*WRITTEN INSTRUCTION:* Write out the material again word for word, dropping any images it holds.

*PROVIDED DATA:*
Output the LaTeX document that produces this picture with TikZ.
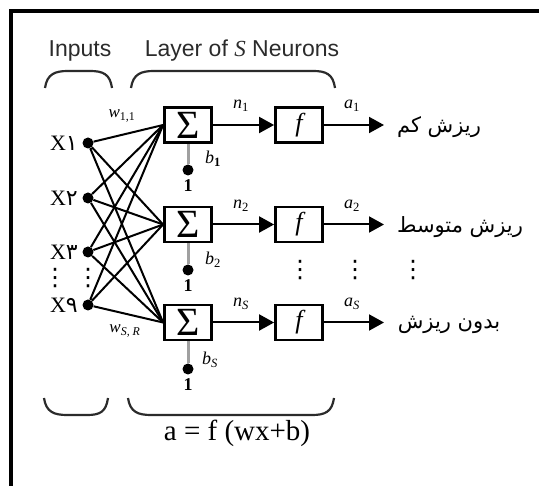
\documentclass[tikz,border=0pt]{standalone}
\usepackage{fontspec}
\setmainfont{Liberation Serif}
\setsansfont{Liberation Sans}
\newfontfamily\arabicfont[Script=Arabic]{DejaVu Sans}
\TeXXeTstate=1
\usetikzlibrary{arrows.meta}
\definecolor{InkGray}{HTML}{2B2B2B}
\definecolor{BiasGray}{HTML}{A0A0A0}

\tikzset{
  sumbox/.style={draw, line width=2.8pt, minimum width=47pt, minimum height=35pt, inner sep=0pt, font=\fontsize{40}{40}\selectfont},
  actbox/.style={draw, line width=2.8pt, minimum width=47pt, minimum height=35pt, inner sep=0pt, font=\fontsize{26}{26}\selectfont\itshape},
  indot/.style={circle, fill, inner sep=0pt, minimum size=11pt},
  wire/.style={line width=2pt},
  sig/.style={wire, -{Triangle[length=15pt, width=16pt]}},
  biasline/.style={line width=3pt, color=BiasGray},
  brace/.style={line width=2.2pt, color=InkGray},
  title/.style={font=\fontsize{23}{23}\selectfont\sffamily, color=InkGray},
  inlab/.style={anchor=east, inner sep=0pt, font=\fontsize{22}{22}\selectfont},
  small/.style={inner sep=0pt, font=\fontsize{18}{18}\selectfont},
  dotcol/.style={inner sep=0pt, font=\fontsize{24}{24}\selectfont\arabicfont},
  outlab/.style={inner sep=0pt, font=\fontsize{21}{21}\selectfont\arabicfont},
}

\begin{document}
\begin{tikzpicture}[x=1pt, y=-1pt]
  \useasboundingbox (0,0) rectangle (539,486);

  % Frame
  \draw[line width=3.5pt] (11,486) -- (11,11) -- (539,11);

  % Titles
  \node[title] (ttlin) at (80,51) {Inputs};
  \node[title] (ttllay) at (242,51) {Layer of \textit{\rmfamily S} Neurons};

  % Braces
  \draw[brace] (45,88) .. controls (47,74) and (55,71) .. (68,71) -- (90,71) .. controls (103,71) and (110,74) .. (112,88);
  \draw[brace] (131,88) .. controls (133,74) and (141,71) .. (154,71) -- (313,71) .. controls (326,71) and (333,74) .. (335,88);
  \draw[brace] (44,398) .. controls (46,412) and (54,415) .. (67,415) -- (87,415) .. controls (100,415) and (106,412) .. (108,398);
  \draw[brace] (128,398) .. controls (130,412) and (138,415) .. (151,415) -- (312,415) .. controls (325,415) and (332,412) .. (334,398);

  % Inputs
  \node[indot] (x1) at (88,143) {};
  \node[indot] (x2) at (88,198) {};
  \node[indot] (x3) at (88,252) {};
  \node[indot] (x9) at (88,305) {};
  \node[inlab] (lx1) at (78,143) {X{\arabicfont ۱}};
  \node[inlab] (lx2) at (78,198) {X{\arabicfont ۲}};
  \node[inlab] (lx3) at (78,252) {X{\arabicfont ۳}};
  \node[inlab] (lx9) at (78,305) {X{\arabicfont ۹}};
  \node[dotcol] (vdl) at (55,278) {⋮};
  \node[dotcol] (vdr) at (88,278) {⋮};

  % Summing junctions
  \node[sumbox] (s1) at (188,125) {Σ};
  \node[sumbox] (s2) at (188,224.5) {Σ};
  \node[sumbox] (s3) at (188,322.5) {Σ};

  % Weights
  \draw[wire] (x1) -- (s1.west) (x1) -- (s2.west) (x1) -- (s3.west);
  \draw[wire] (x2) -- (s1.west) (x2) -- (s2.west) (x2) -- (s3.west);
  \draw[wire] (x3) -- (s1.west) (x3) -- (s2.west) (x3) -- (s3.west);
  \draw[wire] (x9) -- (s1.west) (x9) -- (s2.west) (x9) -- (s3.west);
  \node[small, font=\fontsize{17}{17}\selectfont] (w11) at (122,116) {\textit{w}\textsubscript{1,1}};
  \node[small, font=\fontsize{17}{17}\selectfont] (wsr) at (125,331) {\textit{w}\textsubscript{\textit{S, R}}};

  % Biases
  \node[indot] (one1) at (188,170) {};
  \node[indot] (one2) at (188,270) {};
  \node[indot] (one3) at (188,369) {};
  \draw[biasline] (s1.south -| one1) -- (one1);
  \draw[biasline] (s2.south -| one2) -- (one2);
  \draw[biasline] (s3.south -| one3) -- (one3);
  \node[small, font=\fontsize{18}{18}\selectfont\bfseries] (u1) at (188,186) {1};
  \node[small, font=\fontsize{18}{18}\selectfont\bfseries] (u2) at (188,286) {1};
  \node[small, font=\fontsize{18}{18}\selectfont\bfseries] (u3) at (188,385) {1};
  \node[small] (b1) at (213,159) {\textit{b}\textsubscript{\bfseries 1}};
  \node[small] (b2) at (213,260) {\textit{b}\textsubscript{2}};
  \node[small] (bs) at (210,360) {\textit{b}\textsubscript{\textit{S}}};

  % Transfer functions
  \node[actbox] (f1) at (299,125) {f};
  \node[actbox] (f2) at (299,224.5) {f};
  \node[actbox] (f3) at (299,322.5) {f};
  \draw[sig] (s1) -- (f1);
  \draw[sig] (s2) -- (f2);
  \draw[sig] (s3) -- (f3);
  \node[small] (n1) at (241,106) {\textit{n}\textsubscript{1}};
  \node[small] (n2) at (241,206) {\textit{n}\textsubscript{2}};
  \node[small] (ns) at (241,304) {\textit{n}\textsubscript{\textit{S}}};

  % Outputs
  \coordinate (o1) at (384,125);
  \coordinate (o2) at (384,224.5);
  \coordinate (o3) at (384,322.5);
  \draw[sig] (f1) -- (o1);
  \draw[sig] (f2) -- (o2);
  \draw[sig] (f3) -- (o3);
  \node[small] (a1) at (352,106) {\textit{a}\textsubscript{1}};
  \node[small] (a2) at (352,206) {\textit{a}\textsubscript{2}};
  \node[small] (as) at (352,304) {\textit{a}\textsubscript{\textit{S}}};
  \node[outlab] (c1) at (439,127) {\beginR ریزش کم\endR};
  \node[outlab] (c2) at (460,227) {\beginR ریزش متوسط\endR};
  \node[outlab] (c3) at (449,325) {\beginR بدون ریزش\endR};
  \node[dotcol] (vd1) at (300,270) {⋮};
  \node[dotcol] (vd2) at (355,270) {⋮};
  \node[dotcol] (vd3) at (413,270) {⋮};

  % Output rule
  \node[font=\fontsize{29}{29}\selectfont] (rule) at (237,433) {a = f (wx+b)};
\end{tikzpicture}
\end{document}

*TASK OUTPUT:*
Output the LaTeX document that produces this picture with TikZ.
\documentclass[tikz,border=0pt]{standalone}
\usepackage{fontspec}
\setmainfont{Liberation Serif}
\setsansfont{Liberation Sans}
\newfontfamily\arabicfont[Script=Arabic]{DejaVu Sans}
\TeXXeTstate=1
\usetikzlibrary{arrows.meta}
\definecolor{InkGray}{HTML}{2B2B2B}
\definecolor{BiasGray}{HTML}{A0A0A0}

\tikzset{
  sumbox/.style={draw, line width=2.8pt, minimum width=47pt, minimum height=35pt, inner sep=0pt, font=\fontsize{40}{40}\selectfont},
  actbox/.style={draw, line width=2.8pt, minimum width=47pt, minimum height=35pt, inner sep=0pt, font=\fontsize{26}{26}\selectfont\itshape},
  indot/.style={circle, fill, inner sep=0pt, minimum size=11pt},
  wire/.style={line width=2pt},
  sig/.style={wire, -{Triangle[length=15pt, width=16pt]}},
  biasline/.style={line width=3pt, color=BiasGray},
  brace/.style={line width=2.2pt, color=InkGray},
  title/.style={font=\fontsize{23}{23}\selectfont\sffamily, color=InkGray},
  inlab/.style={anchor=east, inner sep=0pt, font=\fontsize{22}{22}\selectfont},
  small/.style={inner sep=0pt, font=\fontsize{18}{18}\selectfont},
  dotcol/.style={inner sep=0pt, font=\fontsize{24}{24}\selectfont\arabicfont},
  outlab/.style={inner sep=0pt, font=\fontsize{21}{21}\selectfont\arabicfont},
}

\begin{document}
\begin{tikzpicture}[x=1pt, y=-1pt]
  \useasboundingbox (0,0) rectangle (539,486);

  % Frame
  \draw[line width=3.5pt] (11,486) -- (11,11) -- (539,11);

  % Titles
  \node[title] (ttlin) at (80,51) {Inputs};
  \node[title] (ttllay) at (242,51) {Layer of \textit{\rmfamily S} Neurons};

  % Braces
  \draw[brace] (45,88) .. controls (47,74) and (55,71) .. (68,71) -- (90,71) .. controls (103,71) and (110,74) .. (112,88);
  \draw[brace] (131,88) .. controls (133,74) and (141,71) .. (154,71) -- (313,71) .. controls (326,71) and (333,74) .. (335,88);
  \draw[brace] (44,398) .. controls (46,412) and (54,415) .. (67,415) -- (87,415) .. controls (100,415) and (106,412) .. (108,398);
  \draw[brace] (128,398) .. controls (130,412) and (138,415) .. (151,415) -- (312,415) .. controls (325,415) and (332,412) .. (334,398);

  % Inputs
  \node[indot] (x1) at (88,143) {};
  \node[indot] (x2) at (88,198) {};
  \node[indot] (x3) at (88,252) {};
  \node[indot] (x9) at (88,305) {};
  \node[inlab] (lx1) at (78,143) {X{\arabicfont ۱}};
  \node[inlab] (lx2) at (78,198) {X{\arabicfont ۲}};
  \node[inlab] (lx3) at (78,252) {X{\arabicfont ۳}};
  \node[inlab] (lx9) at (78,305) {X{\arabicfont ۹}};
  \node[dotcol] (vdl) at (55,278) {⋮};
  \node[dotcol] (vdr) at (88,278) {⋮};

  % Summing junctions
  \node[sumbox] (s1) at (188,125) {Σ};
  \node[sumbox] (s2) at (188,224.5) {Σ};
  \node[sumbox] (s3) at (188,322.5) {Σ};

  % Weights
  \draw[wire] (x1) -- (s1.west) (x1) -- (s2.west) (x1) -- (s3.west);
  \draw[wire] (x2) -- (s1.west) (x2) -- (s2.west) (x2) -- (s3.west);
  \draw[wire] (x3) -- (s1.west) (x3) -- (s2.west) (x3) -- (s3.west);
  \draw[wire] (x9) -- (s1.west) (x9) -- (s2.west) (x9) -- (s3.west);
  \node[small, font=\fontsize{17}{17}\selectfont] (w11) at (122,116) {\textit{w}\textsubscript{1,1}};
  \node[small, font=\fontsize{17}{17}\selectfont] (wsr) at (125,331) {\textit{w}\textsubscript{\textit{S, R}}};

  % Biases
  \node[indot] (one1) at (188,170) {};
  \node[indot] (one2) at (188,270) {};
  \node[indot] (one3) at (188,369) {};
  \draw[biasline] (s1.south -| one1) -- (one1);
  \draw[biasline] (s2.south -| one2) -- (one2);
  \draw[biasline] (s3.south -| one3) -- (one3);
  \node[small, font=\fontsize{18}{18}\selectfont\bfseries] (u1) at (188,186) {1};
  \node[small, font=\fontsize{18}{18}\selectfont\bfseries] (u2) at (188,286) {1};
  \node[small, font=\fontsize{18}{18}\selectfont\bfseries] (u3) at (188,385) {1};
  \node[small] (b1) at (213,159) {\textit{b}\textsubscript{\bfseries 1}};
  \node[small] (b2) at (213,260) {\textit{b}\textsubscript{2}};
  \node[small] (bs) at (210,360) {\textit{b}\textsubscript{\textit{S}}};

  % Transfer functions
  \node[actbox] (f1) at (299,125) {f};
  \node[actbox] (f2) at (299,224.5) {f};
  \node[actbox] (f3) at (299,322.5) {f};
  \draw[sig] (s1) -- (f1);
  \draw[sig] (s2) -- (f2);
  \draw[sig] (s3) -- (f3);
  \node[small] (n1) at (241,106) {\textit{n}\textsubscript{1}};
  \node[small] (n2) at (241,206) {\textit{n}\textsubscript{2}};
  \node[small] (ns) at (241,304) {\textit{n}\textsubscript{\textit{S}}};

  % Outputs
  \coordinate (o1) at (384,125);
  \coordinate (o2) at (384,224.5);
  \coordinate (o3) at (384,322.5);
  \draw[sig] (f1) -- (o1);
  \draw[sig] (f2) -- (o2);
  \draw[sig] (f3) -- (o3);
  \node[small] (a1) at (352,106) {\textit{a}\textsubscript{1}};
  \node[small] (a2) at (352,206) {\textit{a}\textsubscript{2}};
  \node[small] (as) at (352,304) {\textit{a}\textsubscript{\textit{S}}};
  \node[outlab] (c1) at (439,127) {\beginR ریزش کم\endR};
  \node[outlab] (c2) at (460,227) {\beginR ریزش متوسط\endR};
  \node[outlab] (c3) at (449,325) {\beginR بدون ریزش\endR};
  \node[dotcol] (vd1) at (300,270) {⋮};
  \node[dotcol] (vd2) at (355,270) {⋮};
  \node[dotcol] (vd3) at (413,270) {⋮};

  % Output rule
  \node[font=\fontsize{29}{29}\selectfont] (rule) at (237,433) {a = f (wx+b)};
\end{tikzpicture}
\end{document}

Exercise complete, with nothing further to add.